[Rows from a dataset of charts and code]
- - -
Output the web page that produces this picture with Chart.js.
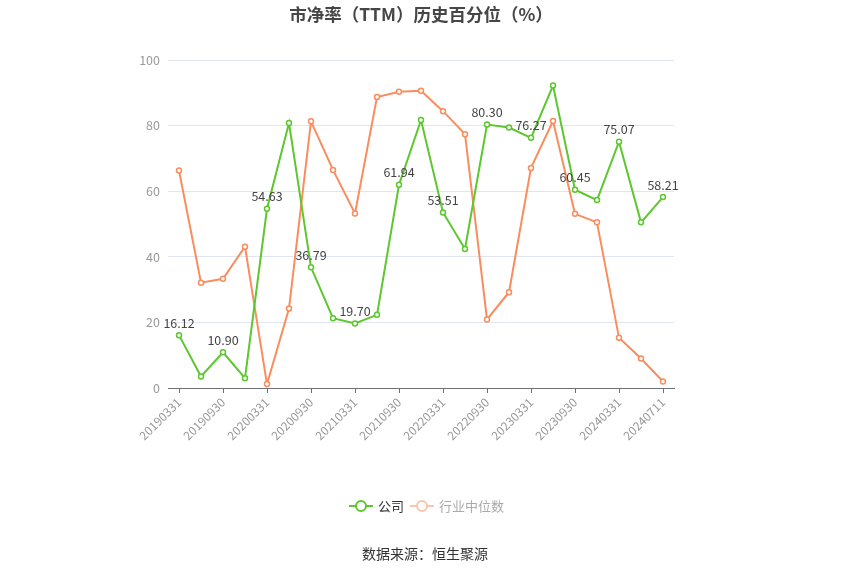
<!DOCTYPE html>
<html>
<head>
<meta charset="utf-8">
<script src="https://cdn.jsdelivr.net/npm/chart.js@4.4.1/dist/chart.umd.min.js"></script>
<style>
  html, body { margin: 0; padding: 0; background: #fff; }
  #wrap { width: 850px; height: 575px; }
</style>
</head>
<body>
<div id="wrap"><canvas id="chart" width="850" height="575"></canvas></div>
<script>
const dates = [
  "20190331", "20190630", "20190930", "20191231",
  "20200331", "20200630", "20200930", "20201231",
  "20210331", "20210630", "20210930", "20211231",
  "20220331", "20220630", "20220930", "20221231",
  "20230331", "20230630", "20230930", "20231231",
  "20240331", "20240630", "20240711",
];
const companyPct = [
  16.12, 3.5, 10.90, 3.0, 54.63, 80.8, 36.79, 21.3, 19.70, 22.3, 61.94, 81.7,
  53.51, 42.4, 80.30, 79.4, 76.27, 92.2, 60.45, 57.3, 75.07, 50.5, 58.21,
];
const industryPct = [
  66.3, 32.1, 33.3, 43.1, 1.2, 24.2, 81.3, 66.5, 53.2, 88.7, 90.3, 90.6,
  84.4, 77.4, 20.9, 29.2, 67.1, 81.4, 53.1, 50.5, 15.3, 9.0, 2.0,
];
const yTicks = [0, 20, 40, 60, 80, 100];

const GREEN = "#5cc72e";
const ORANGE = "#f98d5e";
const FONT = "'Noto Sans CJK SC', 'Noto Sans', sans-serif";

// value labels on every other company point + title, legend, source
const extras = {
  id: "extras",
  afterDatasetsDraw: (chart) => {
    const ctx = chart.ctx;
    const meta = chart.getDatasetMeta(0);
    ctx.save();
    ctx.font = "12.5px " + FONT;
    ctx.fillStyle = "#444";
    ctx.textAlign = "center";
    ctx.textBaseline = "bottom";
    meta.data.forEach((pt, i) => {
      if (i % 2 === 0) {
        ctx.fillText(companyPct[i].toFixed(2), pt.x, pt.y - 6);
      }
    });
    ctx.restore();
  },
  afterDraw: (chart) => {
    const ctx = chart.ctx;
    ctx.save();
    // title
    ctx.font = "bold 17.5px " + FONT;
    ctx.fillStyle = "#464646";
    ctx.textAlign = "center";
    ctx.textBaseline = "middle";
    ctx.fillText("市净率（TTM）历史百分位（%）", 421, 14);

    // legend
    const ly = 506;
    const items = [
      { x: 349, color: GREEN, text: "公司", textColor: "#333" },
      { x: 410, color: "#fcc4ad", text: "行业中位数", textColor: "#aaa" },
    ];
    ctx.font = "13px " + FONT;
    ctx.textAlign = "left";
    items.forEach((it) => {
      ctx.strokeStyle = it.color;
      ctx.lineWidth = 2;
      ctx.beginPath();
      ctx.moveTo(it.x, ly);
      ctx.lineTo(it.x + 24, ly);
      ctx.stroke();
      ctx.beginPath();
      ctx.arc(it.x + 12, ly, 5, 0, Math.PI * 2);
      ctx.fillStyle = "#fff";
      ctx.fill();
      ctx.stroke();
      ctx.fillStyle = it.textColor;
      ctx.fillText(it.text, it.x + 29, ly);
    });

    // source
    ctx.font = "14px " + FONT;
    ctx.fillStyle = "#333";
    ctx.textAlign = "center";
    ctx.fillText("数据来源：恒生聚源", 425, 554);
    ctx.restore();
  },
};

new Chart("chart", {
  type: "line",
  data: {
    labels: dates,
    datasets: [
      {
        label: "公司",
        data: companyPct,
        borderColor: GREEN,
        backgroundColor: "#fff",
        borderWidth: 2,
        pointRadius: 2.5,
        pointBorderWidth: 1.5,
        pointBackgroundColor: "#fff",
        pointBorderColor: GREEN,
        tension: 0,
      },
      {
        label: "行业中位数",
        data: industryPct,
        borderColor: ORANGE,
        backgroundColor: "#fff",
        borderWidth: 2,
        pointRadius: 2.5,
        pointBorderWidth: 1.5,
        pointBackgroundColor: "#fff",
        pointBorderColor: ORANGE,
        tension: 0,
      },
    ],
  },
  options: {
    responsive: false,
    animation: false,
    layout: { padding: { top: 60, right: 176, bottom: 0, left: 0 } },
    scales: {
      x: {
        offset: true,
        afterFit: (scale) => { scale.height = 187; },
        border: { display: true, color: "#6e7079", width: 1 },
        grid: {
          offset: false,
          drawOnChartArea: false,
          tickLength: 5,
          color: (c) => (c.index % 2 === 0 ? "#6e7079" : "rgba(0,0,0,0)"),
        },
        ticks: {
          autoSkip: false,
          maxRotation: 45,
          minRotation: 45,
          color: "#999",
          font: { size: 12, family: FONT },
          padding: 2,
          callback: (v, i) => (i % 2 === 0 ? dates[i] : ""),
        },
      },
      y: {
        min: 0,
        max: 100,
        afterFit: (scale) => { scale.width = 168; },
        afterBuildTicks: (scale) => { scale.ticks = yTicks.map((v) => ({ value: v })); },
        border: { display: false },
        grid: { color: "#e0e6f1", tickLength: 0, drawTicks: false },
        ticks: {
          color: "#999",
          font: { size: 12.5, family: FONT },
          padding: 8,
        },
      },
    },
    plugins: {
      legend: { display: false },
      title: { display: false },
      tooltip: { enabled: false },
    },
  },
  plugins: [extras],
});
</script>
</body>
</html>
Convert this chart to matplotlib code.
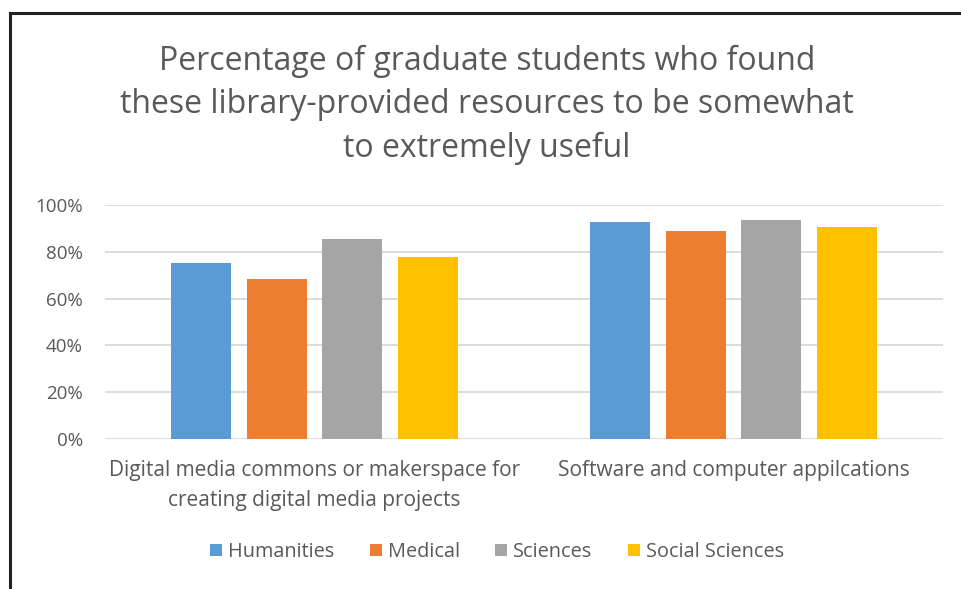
- - -
#### EXERCISE INSTRUCTIONS:
Set each line of the records down exactly, leaving every picture out.

#### COMPLETED TASK:
Output the web page that produces this picture with Chart.js.
<!DOCTYPE html>
<html>
<head>
<meta charset="utf-8">
<script src="https://cdn.jsdelivr.net/npm/chart.js@4.4.1/dist/chart.umd.min.js"></script>
<style>
  html, body { margin: 0; padding: 0; background: #fff; }
  #wrap { width: 850px; height: 575px; }
</style>
</head>
<body>
<div id="wrap"><canvas id="chart" width="850" height="575"></canvas></div>
<script>
const dates = [
  "20190331", "20190630", "20190930", "20191231",
  "20200331", "20200630", "20200930", "20201231",
  "20210331", "20210630", "20210930", "20211231",
  "20220331", "20220630", "20220930", "20221231",
  "20230331", "20230630", "20230930", "20231231",
  "20240331", "20240630", "20240711",
];
const companyPct = [
  16.12, 3.5, 10.90, 3.0, 54.63, 80.8, 36.79, 21.3, 19.70, 22.3, 61.94, 81.7,
  53.51, 42.4, 80.30, 79.4, 76.27, 92.2, 60.45, 57.3, 75.07, 50.5, 58.21,
];
const industryPct = [
  66.3, 32.1, 33.3, 43.1, 1.2, 24.2, 81.3, 66.5, 53.2, 88.7, 90.3, 90.6,
  84.4, 77.4, 20.9, 29.2, 67.1, 81.4, 53.1, 50.5, 15.3, 9.0, 2.0,
];
const yTicks = [0, 20, 40, 60, 80, 100];

const GREEN = "#5cc72e";
const ORANGE = "#f98d5e";
const FONT = "'Noto Sans CJK SC', 'Noto Sans', sans-serif";

// value labels on every other company point + title, legend, source
const extras = {
  id: "extras",
  afterDatasetsDraw: (chart) => {
    const ctx = chart.ctx;
    const meta = chart.getDatasetMeta(0);
    ctx.save();
    ctx.font = "12.5px " + FONT;
    ctx.fillStyle = "#444";
    ctx.textAlign = "center";
    ctx.textBaseline = "bottom";
    meta.data.forEach((pt, i) => {
      if (i % 2 === 0) {
        ctx.fillText(companyPct[i].toFixed(2), pt.x, pt.y - 6);
      }
    });
    ctx.restore();
  },
  afterDraw: (chart) => {
    const ctx = chart.ctx;
    ctx.save();
    // title
    ctx.font = "bold 17.5px " + FONT;
    ctx.fillStyle = "#464646";
    ctx.textAlign = "center";
    ctx.textBaseline = "middle";
    ctx.fillText("市净率（TTM）历史百分位（%）", 421, 14);

    // legend
    const ly = 506;
    const items = [
      { x: 349, color: GREEN, text: "公司", textColor: "#333" },
      { x: 410, color: "#fcc4ad", text: "行业中位数", textColor: "#aaa" },
    ];
    ctx.font = "13px " + FONT;
    ctx.textAlign = "left";
    items.forEach((it) => {
      ctx.strokeStyle = it.color;
      ctx.lineWidth = 2;
      ctx.beginPath();
      ctx.moveTo(it.x, ly);
      ctx.lineTo(it.x + 24, ly);
      ctx.stroke();
      ctx.beginPath();
      ctx.arc(it.x + 12, ly, 5, 0, Math.PI * 2);
      ctx.fillStyle = "#fff";
      ctx.fill();
      ctx.stroke();
      ctx.fillStyle = it.textColor;
      ctx.fillText(it.text, it.x + 29, ly);
    });

    // source
    ctx.font = "14px " + FONT;
    ctx.fillStyle = "#333";
    ctx.textAlign = "center";
    ctx.fillText("数据来源：恒生聚源", 425, 554);
    ctx.restore();
  },
};

new Chart("chart", {
  type: "line",
  data: {
    labels: dates,
    datasets: [
      {
        label: "公司",
        data: companyPct,
        borderColor: GREEN,
        backgroundColor: "#fff",
        borderWidth: 2,
        pointRadius: 2.5,
        pointBorderWidth: 1.5,
        pointBackgroundColor: "#fff",
        pointBorderColor: GREEN,
        tension: 0,
      },
      {
        label: "行业中位数",
        data: industryPct,
        borderColor: ORANGE,
        backgroundColor: "#fff",
        borderWidth: 2,
        pointRadius: 2.5,
        pointBorderWidth: 1.5,
        pointBackgroundColor: "#fff",
        pointBorderColor: ORANGE,
        tension: 0,
      },
    ],
  },
  options: {
    responsive: false,
    animation: false,
    layout: { padding: { top: 60, right: 176, bottom: 0, left: 0 } },
    scales: {
      x: {
        offset: true,
        afterFit: (scale) => { scale.height = 187; },
        border: { display: true, color: "#6e7079", width: 1 },
        grid: {
          offset: false,
          drawOnChartArea: false,
          tickLength: 5,
          color: (c) => (c.index % 2 === 0 ? "#6e7079" : "rgba(0,0,0,0)"),
        },
        ticks: {
          autoSkip: false,
          maxRotation: 45,
          minRotation: 45,
          color: "#999",
          font: { size: 12, family: FONT },
          padding: 2,
          callback: (v, i) => (i % 2 === 0 ? dates[i] : ""),
        },
      },
      y: {
        min: 0,
        max: 100,
        afterFit: (scale) => { scale.width = 168; },
        afterBuildTicks: (scale) => { scale.ticks = yTicks.map((v) => ({ value: v })); },
        border: { display: false },
        grid: { color: "#e0e6f1", tickLength: 0, drawTicks: false },
        ticks: {
          color: "#999",
          font: { size: 12.5, family: FONT },
          padding: 8,
        },
      },
    },
    plugins: {
      legend: { display: false },
      title: { display: false },
      tooltip: { enabled: false },
    },
  },
  plugins: [extras],
});
</script>
</body>
</html>
Convert this chart to matplotlib code.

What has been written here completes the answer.